Training might happen in families, small workshops, town craft systems, estate service, or larger supply shops. Beginners could sort feathers, scrape shafts, prepare glue, tie bindings, carry bundles, and watch how experienced workers matched arrow parts. Over time they learned how small changes in shaft weight, head weight, feather size, and nock shape altered the way an arrow behaved.

Repair was common. Arrows were lost, bent, split, blunted, dampened, and stripped of feathers. A fletcher could replace fletching, rebind a nock, straighten a shaft, fit a new head, or salvage useful parts from damaged arrows. This made the trade part of a repair economy as well as new production, especially where materials were costly or supply was irregular.

Customers and daily uses

Customers included hunters, fishers using bow-like gear in some regions, herders, gamekeepers, archers practicing at marks, householders protecting stores from pests, market sellers, travelers, and local institutions that kept equipment. The exact customer base varied greatly, but arrows were often tied to ordinary food supply, outdoor work, and skill practice rather than display alone.

Hunting linked the fletcher to kitchens and household budgets. Meat, skins, feathers, and small animals could matter to families, inns, estates, and markets. A reliable arrow helped a skilled hunter avoid wasting time and avoid wounding an animal without recovering it. The fletcher's quiet indoor work therefore affected outdoor labor, food, and trade.
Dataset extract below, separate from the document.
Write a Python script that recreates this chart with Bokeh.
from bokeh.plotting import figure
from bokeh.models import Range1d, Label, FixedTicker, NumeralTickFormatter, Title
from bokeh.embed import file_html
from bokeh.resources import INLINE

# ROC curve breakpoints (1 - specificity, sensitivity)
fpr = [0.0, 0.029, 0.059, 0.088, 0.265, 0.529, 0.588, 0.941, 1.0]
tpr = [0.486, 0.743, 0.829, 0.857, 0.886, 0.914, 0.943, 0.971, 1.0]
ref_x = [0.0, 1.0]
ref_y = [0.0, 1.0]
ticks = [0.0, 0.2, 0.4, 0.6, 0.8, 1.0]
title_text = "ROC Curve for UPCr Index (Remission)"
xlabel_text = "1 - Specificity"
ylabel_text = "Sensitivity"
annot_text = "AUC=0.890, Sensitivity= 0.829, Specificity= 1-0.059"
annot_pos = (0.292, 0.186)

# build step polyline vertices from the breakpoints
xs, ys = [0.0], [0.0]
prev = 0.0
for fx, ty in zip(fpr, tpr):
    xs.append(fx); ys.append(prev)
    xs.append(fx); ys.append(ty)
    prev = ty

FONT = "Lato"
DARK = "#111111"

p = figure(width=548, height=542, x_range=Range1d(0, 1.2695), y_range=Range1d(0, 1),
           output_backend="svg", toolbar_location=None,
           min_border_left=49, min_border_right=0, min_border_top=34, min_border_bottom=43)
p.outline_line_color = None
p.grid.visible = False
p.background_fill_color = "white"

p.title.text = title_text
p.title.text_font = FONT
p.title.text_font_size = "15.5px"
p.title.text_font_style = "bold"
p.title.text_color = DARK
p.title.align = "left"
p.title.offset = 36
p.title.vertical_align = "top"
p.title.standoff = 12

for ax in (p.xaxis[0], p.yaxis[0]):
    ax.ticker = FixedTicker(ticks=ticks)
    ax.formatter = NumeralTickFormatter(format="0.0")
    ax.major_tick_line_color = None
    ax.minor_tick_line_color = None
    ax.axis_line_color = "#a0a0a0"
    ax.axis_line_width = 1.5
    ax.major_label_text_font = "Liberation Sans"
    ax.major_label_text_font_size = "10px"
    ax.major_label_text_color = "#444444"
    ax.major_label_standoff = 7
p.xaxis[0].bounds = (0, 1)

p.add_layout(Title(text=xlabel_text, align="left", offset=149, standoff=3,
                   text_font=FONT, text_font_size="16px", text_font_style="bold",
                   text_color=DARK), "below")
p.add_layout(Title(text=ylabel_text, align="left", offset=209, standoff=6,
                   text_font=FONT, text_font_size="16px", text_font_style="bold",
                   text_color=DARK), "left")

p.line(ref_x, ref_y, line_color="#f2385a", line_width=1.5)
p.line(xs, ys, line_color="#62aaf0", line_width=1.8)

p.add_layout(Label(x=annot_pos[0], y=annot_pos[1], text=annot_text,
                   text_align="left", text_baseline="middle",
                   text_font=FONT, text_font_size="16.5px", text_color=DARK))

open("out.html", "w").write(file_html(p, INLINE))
Arrows also belonged to recreation and training. Shooting at butts, marks, fields, or ranges required many arrows because practice broke and lost them. Communities that valued archery needed steady supplies of shafts, feathers, strings, targets, and repairs. In this setting, the fletcher served not only professional users but ordinary people learning bodily skill.

Markets, measurement, and trust

Arrows could be sold singly, in bundles, or by larger counts. Customers cared about length, shaft material, feather type, head style, weight, and intended use. A short light arrow suited one bow and purpose, while a heavier shaft suited another. The fletcher had to understand not just the object, but the bow and hand that would use it.
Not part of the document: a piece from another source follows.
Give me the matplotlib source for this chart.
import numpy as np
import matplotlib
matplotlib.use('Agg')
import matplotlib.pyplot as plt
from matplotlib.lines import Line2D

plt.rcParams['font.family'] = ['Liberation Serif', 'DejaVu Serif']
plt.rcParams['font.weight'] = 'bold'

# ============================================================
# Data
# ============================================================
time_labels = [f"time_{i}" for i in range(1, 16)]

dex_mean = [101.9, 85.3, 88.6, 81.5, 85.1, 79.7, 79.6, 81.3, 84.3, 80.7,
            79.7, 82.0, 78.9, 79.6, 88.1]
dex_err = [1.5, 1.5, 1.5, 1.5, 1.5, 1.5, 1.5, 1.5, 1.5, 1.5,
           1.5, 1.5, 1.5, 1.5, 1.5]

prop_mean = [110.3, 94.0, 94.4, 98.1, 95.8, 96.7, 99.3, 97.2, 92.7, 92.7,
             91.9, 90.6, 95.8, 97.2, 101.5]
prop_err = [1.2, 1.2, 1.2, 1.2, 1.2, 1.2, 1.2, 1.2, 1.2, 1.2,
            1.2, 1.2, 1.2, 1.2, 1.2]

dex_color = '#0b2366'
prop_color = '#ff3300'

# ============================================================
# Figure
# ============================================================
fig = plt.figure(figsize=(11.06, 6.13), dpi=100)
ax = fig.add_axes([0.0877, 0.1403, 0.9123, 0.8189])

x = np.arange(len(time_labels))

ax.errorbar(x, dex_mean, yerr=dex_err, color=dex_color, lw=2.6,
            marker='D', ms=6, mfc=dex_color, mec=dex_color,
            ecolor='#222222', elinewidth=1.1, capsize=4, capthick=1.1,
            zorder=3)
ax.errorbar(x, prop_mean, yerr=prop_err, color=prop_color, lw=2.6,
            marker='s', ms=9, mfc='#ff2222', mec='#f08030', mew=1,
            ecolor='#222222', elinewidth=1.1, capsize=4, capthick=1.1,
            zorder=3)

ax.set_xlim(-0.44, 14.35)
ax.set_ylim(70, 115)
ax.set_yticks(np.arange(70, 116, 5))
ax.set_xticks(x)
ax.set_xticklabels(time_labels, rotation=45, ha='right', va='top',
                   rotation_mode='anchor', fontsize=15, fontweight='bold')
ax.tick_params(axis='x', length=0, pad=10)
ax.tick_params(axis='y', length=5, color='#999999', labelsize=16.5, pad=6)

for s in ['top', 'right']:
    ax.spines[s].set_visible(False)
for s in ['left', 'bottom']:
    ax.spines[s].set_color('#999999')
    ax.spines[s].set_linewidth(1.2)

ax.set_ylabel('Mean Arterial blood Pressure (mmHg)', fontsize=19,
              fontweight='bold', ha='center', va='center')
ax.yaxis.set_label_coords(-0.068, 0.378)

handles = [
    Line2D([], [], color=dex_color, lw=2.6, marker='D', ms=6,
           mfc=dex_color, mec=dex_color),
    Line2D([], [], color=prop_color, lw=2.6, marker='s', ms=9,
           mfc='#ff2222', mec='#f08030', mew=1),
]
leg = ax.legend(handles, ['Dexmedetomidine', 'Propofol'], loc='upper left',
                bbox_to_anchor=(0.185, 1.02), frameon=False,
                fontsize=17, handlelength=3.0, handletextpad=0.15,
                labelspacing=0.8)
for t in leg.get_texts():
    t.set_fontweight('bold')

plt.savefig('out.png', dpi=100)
Trust mattered because faults could be hidden. A shaft might look straight but bend in damp weather. A feather might loosen after a few shots. Glue might fail after storage. A point might sit slightly off center. Reputation, repeat custom, marks, guild rules, and direct testing helped customers judge workers whose products could not be fully evaluated at a glance.

The trade connected local craft to wider supply networks. Wood might come from nearby coppices, forests, orchards, reed beds, or timber merchants. Feathers came through households, farms, hunters, markets, and long-distance trade. Metal points linked the fletcher to smiths, while bowstrings and bindings linked the work to ropemakers, textile workers, and leather or sinew preparation.

Change over time

Fletching changed as bows, hunting habits, sport, materials, and manufacturing changed. Hand-shaped wooden shafts and natural feathers remained important for centuries, but workshops could become more standardized as demand grew. Improved cutting tools, gauges, pattern boards, and later machine-made shafts made it easier to produce arrows of consistent size.
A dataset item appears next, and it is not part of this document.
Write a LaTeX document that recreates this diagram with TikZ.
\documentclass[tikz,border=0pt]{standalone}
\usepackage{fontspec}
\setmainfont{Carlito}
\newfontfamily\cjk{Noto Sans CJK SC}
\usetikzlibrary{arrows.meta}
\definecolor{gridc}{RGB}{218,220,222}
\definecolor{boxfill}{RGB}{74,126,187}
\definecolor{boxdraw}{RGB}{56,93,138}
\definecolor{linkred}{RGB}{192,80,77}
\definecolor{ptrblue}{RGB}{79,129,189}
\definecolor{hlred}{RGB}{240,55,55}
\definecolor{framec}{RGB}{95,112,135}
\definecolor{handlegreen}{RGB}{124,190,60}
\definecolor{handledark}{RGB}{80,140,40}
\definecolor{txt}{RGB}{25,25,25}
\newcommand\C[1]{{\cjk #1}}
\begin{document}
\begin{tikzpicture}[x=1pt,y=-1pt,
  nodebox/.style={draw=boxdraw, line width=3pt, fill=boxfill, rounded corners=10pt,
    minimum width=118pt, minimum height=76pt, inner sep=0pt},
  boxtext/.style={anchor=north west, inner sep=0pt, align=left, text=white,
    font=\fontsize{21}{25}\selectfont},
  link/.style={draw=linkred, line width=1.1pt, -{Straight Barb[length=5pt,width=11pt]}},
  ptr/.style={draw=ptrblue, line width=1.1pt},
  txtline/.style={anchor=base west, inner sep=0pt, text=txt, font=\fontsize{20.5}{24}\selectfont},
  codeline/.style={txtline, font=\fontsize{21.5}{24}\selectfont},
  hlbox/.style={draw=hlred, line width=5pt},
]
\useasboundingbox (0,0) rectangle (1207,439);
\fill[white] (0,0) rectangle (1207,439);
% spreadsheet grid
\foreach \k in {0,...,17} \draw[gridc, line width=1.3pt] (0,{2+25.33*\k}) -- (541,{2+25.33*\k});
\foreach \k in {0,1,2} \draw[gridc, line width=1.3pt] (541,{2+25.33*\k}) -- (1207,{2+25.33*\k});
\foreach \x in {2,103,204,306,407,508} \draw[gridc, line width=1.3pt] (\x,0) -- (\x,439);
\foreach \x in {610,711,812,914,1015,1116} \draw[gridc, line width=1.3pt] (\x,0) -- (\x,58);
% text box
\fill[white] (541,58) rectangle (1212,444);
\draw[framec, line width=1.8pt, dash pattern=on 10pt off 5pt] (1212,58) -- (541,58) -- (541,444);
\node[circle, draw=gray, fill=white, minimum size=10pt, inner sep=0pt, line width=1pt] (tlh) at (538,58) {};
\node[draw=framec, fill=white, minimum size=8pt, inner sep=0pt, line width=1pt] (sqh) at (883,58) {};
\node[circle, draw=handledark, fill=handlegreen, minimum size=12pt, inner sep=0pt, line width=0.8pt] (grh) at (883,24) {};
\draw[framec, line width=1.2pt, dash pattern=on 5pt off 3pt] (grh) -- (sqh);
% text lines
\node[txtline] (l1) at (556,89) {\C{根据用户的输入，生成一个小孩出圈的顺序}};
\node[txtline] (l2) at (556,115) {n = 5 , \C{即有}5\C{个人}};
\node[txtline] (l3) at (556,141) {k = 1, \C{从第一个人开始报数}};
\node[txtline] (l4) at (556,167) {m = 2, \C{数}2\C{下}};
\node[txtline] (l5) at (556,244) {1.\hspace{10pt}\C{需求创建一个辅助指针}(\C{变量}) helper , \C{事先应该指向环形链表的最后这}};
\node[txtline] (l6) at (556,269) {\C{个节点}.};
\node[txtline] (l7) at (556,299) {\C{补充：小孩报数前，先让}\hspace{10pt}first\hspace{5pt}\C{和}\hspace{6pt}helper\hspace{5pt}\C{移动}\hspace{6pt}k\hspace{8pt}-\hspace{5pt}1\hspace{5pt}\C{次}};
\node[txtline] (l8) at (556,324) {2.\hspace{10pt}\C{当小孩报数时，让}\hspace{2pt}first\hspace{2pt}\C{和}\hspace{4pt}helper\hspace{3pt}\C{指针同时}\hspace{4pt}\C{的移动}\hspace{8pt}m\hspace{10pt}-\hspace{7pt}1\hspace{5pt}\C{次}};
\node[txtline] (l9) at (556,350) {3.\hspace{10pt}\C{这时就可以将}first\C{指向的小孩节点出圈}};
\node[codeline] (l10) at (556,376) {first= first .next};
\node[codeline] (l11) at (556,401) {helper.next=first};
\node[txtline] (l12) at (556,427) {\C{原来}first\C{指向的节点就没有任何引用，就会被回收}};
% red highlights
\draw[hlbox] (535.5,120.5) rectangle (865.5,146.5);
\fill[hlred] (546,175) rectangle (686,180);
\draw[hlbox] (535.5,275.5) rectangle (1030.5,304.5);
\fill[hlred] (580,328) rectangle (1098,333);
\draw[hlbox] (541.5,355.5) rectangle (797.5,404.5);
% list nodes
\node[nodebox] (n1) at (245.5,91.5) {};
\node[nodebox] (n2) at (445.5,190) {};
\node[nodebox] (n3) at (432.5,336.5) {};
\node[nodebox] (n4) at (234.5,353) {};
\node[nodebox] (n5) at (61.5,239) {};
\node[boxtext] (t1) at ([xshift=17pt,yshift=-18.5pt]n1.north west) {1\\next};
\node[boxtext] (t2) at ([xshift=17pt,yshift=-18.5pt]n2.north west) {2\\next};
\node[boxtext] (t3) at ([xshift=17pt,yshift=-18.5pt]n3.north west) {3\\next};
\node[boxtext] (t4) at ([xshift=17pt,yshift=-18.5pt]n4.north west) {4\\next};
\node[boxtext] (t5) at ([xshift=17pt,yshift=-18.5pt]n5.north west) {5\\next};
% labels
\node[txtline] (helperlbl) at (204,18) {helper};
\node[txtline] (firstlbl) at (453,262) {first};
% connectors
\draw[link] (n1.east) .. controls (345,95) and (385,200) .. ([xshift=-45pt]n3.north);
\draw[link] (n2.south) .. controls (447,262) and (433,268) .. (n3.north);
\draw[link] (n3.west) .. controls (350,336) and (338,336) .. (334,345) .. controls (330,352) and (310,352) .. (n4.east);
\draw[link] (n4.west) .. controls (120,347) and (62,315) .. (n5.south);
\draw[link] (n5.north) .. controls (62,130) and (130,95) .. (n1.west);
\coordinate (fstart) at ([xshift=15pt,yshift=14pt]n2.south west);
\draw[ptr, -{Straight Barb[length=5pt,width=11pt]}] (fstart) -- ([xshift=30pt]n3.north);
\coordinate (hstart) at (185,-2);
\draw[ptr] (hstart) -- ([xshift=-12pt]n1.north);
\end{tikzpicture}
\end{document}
In many places, daily reliance on arrows declined as other tools changed hunting, food supply, policing, and sport. The fletcher's older market narrowed, but the craft did not vanish. Target archery, traditional hunting communities, restoration work, reenactment, museum practice, and specialist sport manufacturing kept forms of fletching alive, often with new materials such as aluminum, carbon fiber, plastics, and synthetic adhesives.

The fletcher remains important in daily life history because the trade shows how a small object could carry a chain of ordinary labor. A finished arrow held the work of woodland management, bird keeping, glue making, metalworking, cordage, measuring, repair, and practiced hands. Its success depended less on grandeur than on the everyday craft of making many light things fly reliably.